AEL believes in using the right tools when approaching an environmental site investigation. For sites with volatile organic compounds (VOCs) in the soil or groundwater, which could result from several potentially contaminating activities like dry cleaning or using certain solvents, this can involve the use of a photoionization detector (PID) for on-site environmental testing.

On-site testing is useful for a variety of environmental impacts, including VOCs (using a PID), metals (using XRF), and PHCs (using UVF). These tools give environmental researchers necessary information when directing site investigations and remediations.

VOCs are unstable compounds, usually originating from solvents, and when present in soil and exposed to oxygen, they readily off-gas into air. A PID uses an ultraviolet light source to break down VOCs into positive and negative ions. The charge of the ions is measured by the PID, and this is represented as a measure of the concentration of VOCs in air. PIDs are non-selective, meaning that all VOCs are detected, and cannot be separated out in the testing results. Laboratory analysis is required to determine concentrations of individual VOC compounds, but on-site testing can give a good screening for samples that should be tested further.

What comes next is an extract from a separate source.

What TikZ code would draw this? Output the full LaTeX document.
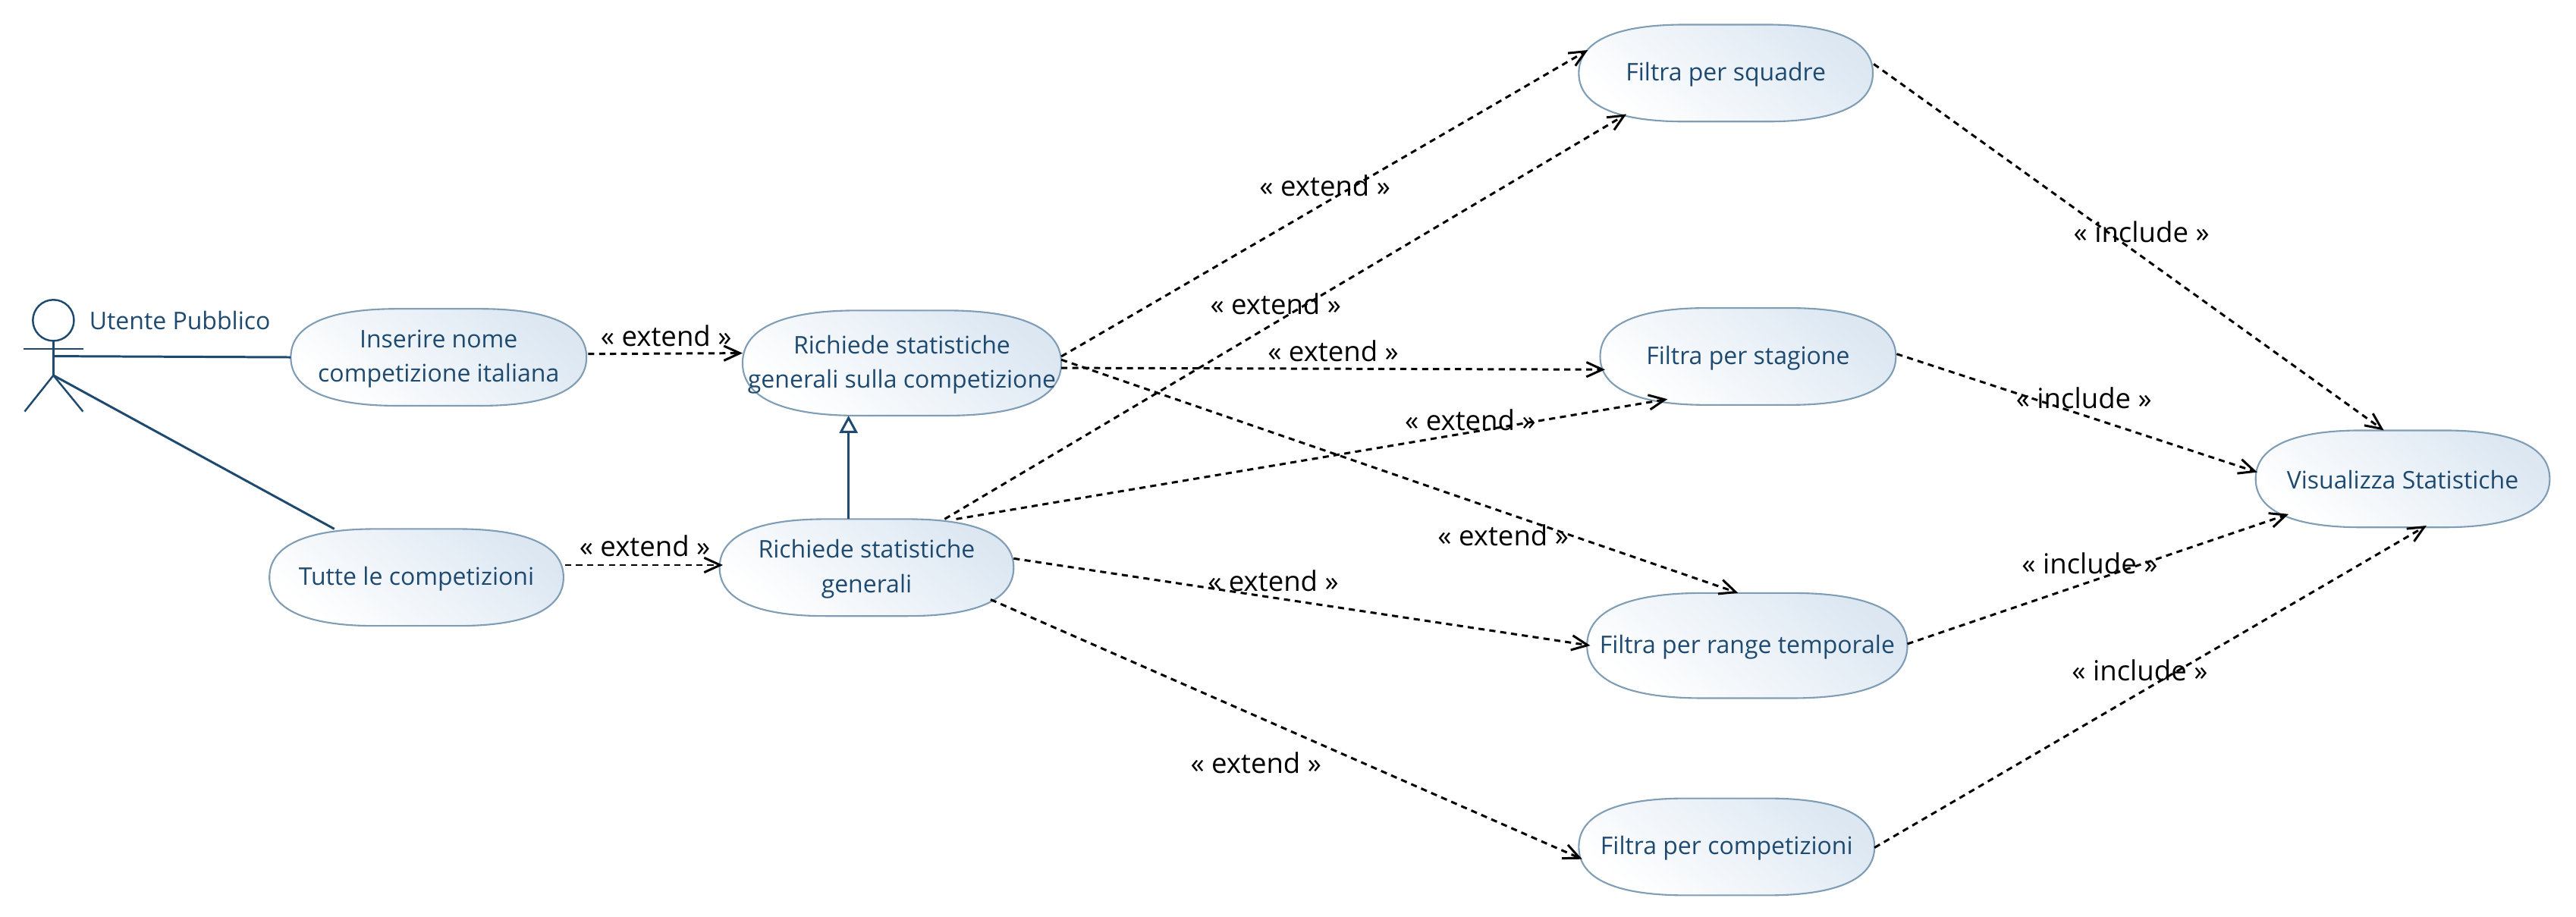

Each VOC has a different minimum energy required to break down the gas, called the ionization potential. In order for the VOC to be detected, the ionization potential must be less than the energy of the light emitted by the PID. Depending on the VOCs to be detected, different lamps can be used, each using a different energy. There is a trade-off between the lamps – although a higher energy lamp may be able to detect most VOCs, it has a short lifespan, and can be much more costly. At the opposite end, a low energy lamp will last much longer, but will be limited in the number of VOCs it can detect.

The process of detecting VOCs in soil through on-site testing requires collecting VOCs in an enclosed space, such that they can be produced but not escape before they can be detected. This is generally done by placing a small amount of soil in a jar or plastic zip-close bag, about half full. If a jar is used, aluminum foil is placed over the top. The container is then completely sealed and the sample is allowed to sit for approximately 10 to 15 minutes, were VOCs will off-gas into the closed bag or jar (headspace development). The PID is then quickly inserted into the bag or jar, and a measure of the concentration of VOCs is taken.

Alternatively, a PID may be run over a soil core immediately after it has been removed from the ground, although this exposes the PID to outside sources of VOCs (E.g. exhaust fumes from a drill rig) or may underestimate the concentration of VOCs if the soil sample is allowed to sit exposed for a length of time. Another consideration is temperature. VOCs will not readily off-gas in cold temperatures, generally below 10C. In cold temperatures, soil samples need to be gently warmed before testing. Caution must be used, as if the soil is warmed to quickly, VOCs can be destroyed.